I'm making a moss and natives shade garden in a corner of my yard. I'm excited to learn about propagating moss. I bought some as an impulse, then gathered a bunch of fragments from gutters and here and there, and also in the process of keeping the moss watered am creating the ideal moss habitat, so it looks like I've captured some local spores as well - it starts off looking like an algae film and then grows lil fuzz. Also I found two different clubmosses to add, which are a whole other beast. How do ppl feel about gathering wild plant specimens? With moss it seems to me fine if your not greedy, I just take little quarter sized fragments that I find either already brushed off a rock or either in a clump that stretchs 30 feet and I feel fine abt it personally. Also I unabashedly yank bits from gutters and the side of buildings.

I've read about people tossing moss in a blender, turning it into soup, then painting it onto rocks or concrete garden liners where it develops into a nice carpet. I live in a terminally dry xeric ecotype so I've never had luck with it, even transplants are hard enough to keep alive much less propagate.

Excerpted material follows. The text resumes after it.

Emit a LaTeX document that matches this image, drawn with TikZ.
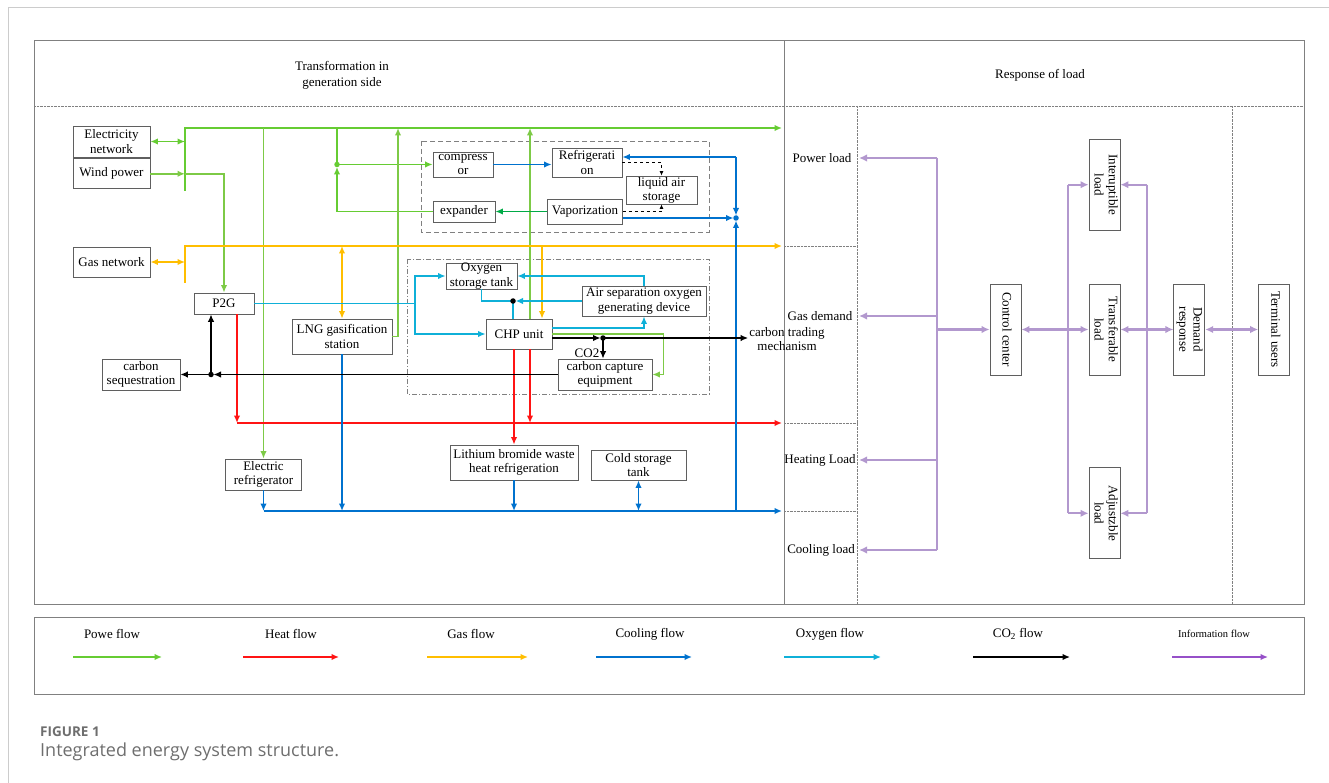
\documentclass[tikz,border=0pt]{standalone}
\usepackage{fontspec}
\setmainfont{Liberation Serif}
\newfontfamily\capfont{Open Sans}
\usetikzlibrary{positioning,arrows.meta}

\definecolor{pgreen}{RGB}{102,204,51}
\definecolor{lgreen}{RGB}{125,202,70}
\definecolor{dgreen}{RGB}{0,170,70}
\definecolor{hred}{RGB}{255,20,20}
\definecolor{gorange}{RGB}{255,190,0}
\definecolor{cblue}{RGB}{0,114,206}
\definecolor{ocyan}{RGB}{15,176,216}
\definecolor{ipurple}{RGB}{178,152,206}
\definecolor{ilegend}{RGB}{150,80,200}
\definecolor{framegray}{RGB}{128,128,128}
\definecolor{boxgray}{RGB}{95,95,95}
\definecolor{capgray}{RGB}{110,110,110}

\newcommand{\vlabel}[1]{\rotatebox{-90}{\begin{tabular}{@{}c@{}}#1\end{tabular}}}

\tikzset{
  box/.style={draw=boxgray, fill=white, line width=0.8pt, align=center, inner sep=0pt},
  vbox/.style={box, minimum width=31pt, minimum height=91pt},
  hdr/.style={align=center, font=\fontsize{13}{16}\selectfont},
  lbl/.style={align=center, inner sep=1pt},
  powerline/.style={pgreen, line width=1.7pt},
  lpowerline/.style={lgreen, line width=1.5pt},
  heatline/.style={hred, line width=1.6pt},
  gasline/.style={gorange, line width=1.7pt},
  coolline/.style={cblue, line width=1.6pt},
  oxyline/.style={ocyan, line width=1.5pt},
  coline/.style={black, line width=1.3pt},
  infoline/.style={ipurple, line width=2.2pt, >={Latex[length=8pt,width=7.5pt]}},
  dot/.style={circle, fill, inner sep=0pt, minimum size=5.5pt}
}

\begin{document}
\begin{tikzpicture}[x=1pt, y=-1pt, >={Latex[length=7.5pt,width=6.5pt]},
  every node/.style={font=\fontsize{13}{14.2}\selectfont}]
\useasboundingbox (0,0) rectangle (1329,783);

% frames
\draw[black!20, line width=1pt] (8,783) -- (8,8) -- (1329,8);
\draw[framegray, line width=1pt] (34,41) rectangle (1304,604);
\draw[framegray, densely dotted] (34,106) -- (1304,106);
\draw[framegray] (784,41) -- (784,604);
\draw[framegray, densely dotted] (857,106) -- (857,604) (1232,106) -- (1232,604);
\draw[framegray, densely dotted] (784,246) -- (857,246) (784,423) -- (857,423) (784,511) -- (857,511);
\draw[framegray, dash pattern=on 5pt off 3pt, line width=0.9pt] (421,141) rectangle (709,232);
\draw[framegray, dash pattern=on 5pt off 2pt on 1pt off 2pt, line width=0.9pt] (407,259) rectangle (709,394);
\draw[framegray, line width=1pt] (34,617) rectangle (1304,694);

\node[hdr] (gside) at (342,75) {Transformation in\\generation side};
\node[hdr] (lside) at (1040,75) {Response of load};

% generation side
\node[box, minimum width=77pt, minimum height=31pt] (elec) at (111.5,141.5) {Electricity\\network};
\node[box, minimum width=77pt, minimum height=30pt, below=1pt of elec] (wind) {Wind power};
\node[box, minimum width=77pt, minimum height=30pt] (gasnet) at (111.5,262) {Gas network};
\node[box, minimum width=60pt, minimum height=21pt] (p2g) at (224,303.5) {P2G};
\node[box, minimum width=78pt, minimum height=31pt] (seq) at (141,374.5) {carbon\\sequestration};
\node[box, minimum width=100pt, minimum height=35pt] (lng) at (342,336.5) {LNG gasification\\station};
\node[box, minimum width=76pt, minimum height=31pt] (eref) at (263.5,474.5) {Electric\\refrigerator};

\node[box, minimum width=60pt, minimum height=25pt] (comp) at (463,164.5) {compress\\or};
\node[box, minimum width=70pt, minimum height=29pt] (refr) at (587,162.5) {Refrigerati\\on};
\node[box, minimum width=71pt, minimum height=28pt] (las) at (661.5,190) {liquid air\\storage};
\node[box, minimum width=75pt, minimum height=25pt] (vap) at (585,211.5) {Vaporization};
\node[box, minimum width=62pt, minimum height=21pt] (expd) at (464,211.5) {expander};

\node[box, minimum width=71pt, minimum height=26pt] (otank) at (481.5,276) {Oxygen\\storage tank};
\node[box, minimum width=124pt, minimum height=30pt] (airsep) at (644,301) {Air separation oxygen\\generating device};
\node[box, minimum width=66pt, minimum height=30pt] (chp) at (519,334) {CHP unit};
\node[box, minimum width=94pt, minimum height=31pt] (ccap) at (605,374.5) {carbon capture\\equipment};
\node[lbl] (co2) at (587,353) {CO2};

\node[box, minimum width=128pt, minimum height=35pt] (libr) at (514,462.5) {Lithium bromide waste\\heat refrigeration};
\node[box, minimum width=95pt, minimum height=30pt] (cold) at (638.5,465) {Cold storage\\tank};

% load side
\node[lbl] (pload) at (822,158) {Power load};
\node[lbl] (gload) at (820,316) {Gas demand};
\node[lbl] (trade) at (787,339) {carbon trading\\mechanism};
\node[lbl] (hload) at (820,460) {Heating Load};
\node[lbl] (cload) at (821,550) {Cooling load};

\node[vbox] (ctrl) at (1005.5,329.5) {\vlabel{Control center}};
\node[vbox] (trans) at (1104.5,329.5) {\vlabel{Transferable\\load}};
\node[vbox, above=53pt of trans] (intr) {\vlabel{Interuptible\\load}};
\node[vbox, below=92pt of trans] (adj) {\vlabel{Adjustzble\\load}};
\node[vbox, right=53pt of trans] (dr) {\vlabel{Demand\\response}};
\node[vbox, right=53pt of dr] (term) {\vlabel{Terminal users}};

\coordinate (ptop) at (185,128);
\coordinate (pbot) at (185,191);
\coordinate (pend) at (782,128);
\coordinate (gtop) at (185,246);
\coordinate (gbot) at (185,283);
\coordinate (gend) at (782,246);
\coordinate (hend) at (782,423);
\coordinate (cend) at (782,511);
\coordinate (lngup) at (398,128);
\coordinate (cdot) at (337,164.5);
\coordinate (bdot) at (736,218);
\coordinate (rcorner) at (736,157);
\coordinate (ox) at (415,303.5);
\coordinate (odot) at (513,301);
\coordinate (kdot) at (603,338);
\coordinate (sdot) at (211,374.5);
\coordinate (trk) at (937,0);
\coordinate (lcol) at (859,0);
\coordinate (lv) at (1068,0);
\coordinate (rv) at (1147,0);

% power
\draw[powerline, ->] (pbot) -- (ptop) -- (pend);
\draw[powerline, line width=1.4pt, <->] (elec.east) -- (elec.east -| ptop);
\draw[lpowerline, ->] (wind.east) -- (wind.east -| ptop);
\draw[lpowerline, ->] (wind.east -| ptop) -| (p2g.north);
\draw[lpowerline, ->] (ptop -| eref.north) -- (eref.north);
\draw[powerline, line width=1.4pt] (ptop -| cdot) -- (cdot);
\draw[powerline, line width=1.4pt, ->] (cdot) -- (comp.west);
\draw[powerline, line width=1.4pt, ->, shorten >=2.5pt] (expd.west) -| (cdot);
\node[dot, pgreen] at (cdot) {};
\draw[lpowerline, ->] (lng.east) -| (lngup);
\draw[lpowerline, ->] ([xshift=11pt]chp.north) -- ([xshift=11pt]chp.north |- ptop);
\draw[lpowerline, ->] (chp.east) -- ++(111,0) |- (ccap.east);
\draw[dgreen, line width=1.6pt, ->] (vap.west) -- (expd.east);

% gas
\draw[gasline, ->] (gbot) -- (gtop) -- (gend);
\draw[gasline, line width=1.4pt, <->] (gasnet.east) -- (gasnet.east -| gtop);
\draw[gasline, line width=1.4pt, <->] (lng.north |- gtop) -- (lng.north);
\draw[gasline, line width=1.4pt, ->] ([xshift=23pt]chp.north |- gtop) -- ([xshift=23pt]chp.north);

% heat
\draw[heatline, ->] ([xshift=13pt]p2g.south) -- ([xshift=13pt]p2g.south |- hend);
\draw[heatline, ->] ([xshift=13pt]p2g.south |- hend) -- (hend);
\draw[heatline, ->] ([xshift=11pt]chp.south) -- ([xshift=11pt]chp.south |- hend);
\draw[heatline, ->] (libr.north |- chp.south) -- (libr.north);

% cooling
\draw[coolline, ->] (eref.south) -- (eref.south |- cend);
\draw[coolline, ->] (eref.south |- cend) -- (cend);
\draw[coolline, ->] (lng.south) -- (lng.south |- cend);
\draw[coolline, ->] (libr.south) -- (libr.south |- cend);
\draw[coolline, <->] (cold.south) -- (cold.south |- cend);
\draw[coolline, ->, shorten >=2.5pt] (bdot |- cend) -- (bdot);
\draw[coolline, ->, shorten >=2.5pt] ([yshift=-6.5pt]vap.east) -- (bdot);
\draw[coolline, ->] (rcorner) -- (rcorner -| refr.east);
\draw[coolline, ->, shorten >=2.5pt] (rcorner) -- (bdot);
\node[dot, cblue] at (bdot) {};
\draw[coolline, ->] (comp.east) -- (comp.east -| refr.west);
\draw[black, dashed, line width=0.8pt, -{Latex[length=4.5pt,width=4pt]}] (refr.east) -| (las.north);
\draw[black, dashed, line width=0.8pt, -{Latex[length=4.5pt,width=4pt]}] (vap.east) -| (las.south);

% oxygen
\draw[oxyline, ->] (p2g.east) -- (ox) |- (otank.west);
\draw[oxyline, ->] (ox) |- (chp.west);
\draw[oxyline, ->] (airsep.north) |- (otank.east);
\draw[oxyline, ->, shorten >=2.5pt] (airsep.west) -- (odot);
\draw[oxyline] (otank.south) |- (odot) -- (odot |- chp.north);
\draw[oxyline, ->] ([yshift=6pt]chp.east) -| (airsep.south);
\node[dot, black] at (odot) {};

% carbon
\draw[coline, ->, shorten >=2.5pt] ([yshift=-4pt]chp.east) -- (kdot);
\draw[coline, ->] (kdot) -- (kdot -| trade.west);
\draw[coline, ->] (kdot) -- (kdot |- ccap.north);
\node[dot, black] at (kdot) {};
\draw[coline, ->, shorten >=2.5pt] (ccap.west) -- (sdot);
\draw[coline, ->] (sdot) -- (seq.east);
\draw[coline, ->] (sdot) -- (sdot |- p2g.south);
\node[dot, black] at (sdot) {};

% information
\draw[infoline] (trk |- pload) -- (trk |- cload);
\draw[infoline, ->] (trk |- pload) -- (lcol |- pload);
\draw[infoline, ->] (trk |- gload) -- (lcol |- gload);
\draw[infoline, ->] (trk |- hload) -- (lcol |- hload);
\draw[infoline, ->] (trk |- cload) -- (lcol |- cload);
\draw[infoline, ->] (trk |- ctrl) -- (ctrl.west);
\draw[infoline, <->] (ctrl.east) -- (trans.west);
\draw[infoline] (lv |- intr) -- (lv |- adj);
\draw[infoline, ->] (lv |- intr) -- (intr.west);
\draw[infoline, ->] (lv |- adj) -- (adj.west);
\draw[infoline] (rv |- intr) -- (rv |- adj);
\draw[infoline, ->] (rv |- intr) -- (intr.east);
\draw[infoline, ->] (rv |- adj) -- (adj.east);
\draw[infoline, <->] (trans.east) -- (dr.west);
\draw[infoline, <->] (dr.east) -- (term.west);

% legend
\node[lbl] (leg1) at (112,634) {Powe flow};
\node[lbl] (leg2) at (291,634) {Heat flow};
\node[lbl] (leg3) at (471,634) {Gas flow};
\node[lbl] (leg4) at (650,634) {Cooling flow};
\node[lbl] (leg5) at (830,634) {Oxygen flow};
\node[lbl] (leg6) at (1018,634) {CO\textsubscript{2} flow};
\node[lbl, font=\fontsize{10.5}{12}\selectfont] (leg7) at (1214,634) {Information flow};
\coordinate (a1) at (73,657);   \coordinate (b1) at (162,657);
\coordinate (a2) at (243,657);  \coordinate (b2) at (339,657);
\coordinate (a3) at (427,657);  \coordinate (b3) at (528,657);
\coordinate (a4) at (596,657);  \coordinate (b4) at (692,657);
\coordinate (a5) at (784,657);  \coordinate (b5) at (881,657);
\coordinate (a6) at (973,657);  \coordinate (b6) at (1070,657);
\coordinate (a7) at (1172,657); \coordinate (b7) at (1268,657);
\draw[powerline, line width=1.4pt, ->] (a1) -- (b1);
\draw[heatline, line width=1.4pt, ->] (a2) -- (b2);
\draw[gasline, line width=1.4pt, ->] (a3) -- (b3);
\draw[coolline, line width=1.4pt, ->] (a4) -- (b4);
\draw[oxyline, line width=1.4pt, ->] (a5) -- (b5);
\draw[coline, line width=1.4pt, ->] (a6) -- (b6);
\draw[ilegend, line width=1.4pt, ->] (a7) -- (b7);

% caption
\node[anchor=base west, inner sep=0pt, text=capgray, font=\capfont\bfseries\fontsize{13.5}{15}\selectfont] (fig) at (40,736) {FIGURE 1};
\node[anchor=base west, inner sep=0pt, text=capgray, font=\capfont\fontsize{18}{21}\selectfont] (cap) at (40,756) {Integrated energy system structure.};
\end{tikzpicture}
\end{document}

Apart from a few native cultivars I bought from a nursery out of desperation, I only grow wild plants I've collected, mostly from seed. I would transplant more but few species out here handle the journey well and specific soil conditions are difficult to replicate. I've tried transplanting sagebrush seedlings several times but they root crazy deep and are fragile enough as it is, so none have survived their first winter. Collecting wild plants isn't a problem at all particularly if you're caring for and propagating them. Moss is hard to kill and being non-vascular I'm sure it would appreciate any help you provide in spreading spores around. Even collecting flowers for ornaments is fine as long as you don't go overboard and excise most of an entire generation from a site. A little bit from here and there never hurts, but going ham can have rippling effects on foragers and pollinators that might rely on a given plant for food or nesting. The one exception are rare species, or even non-rare species with a limited presence at a given site. It's good to help by priming and spreading some seed if you know what you're doing but otherwise they should be left alone.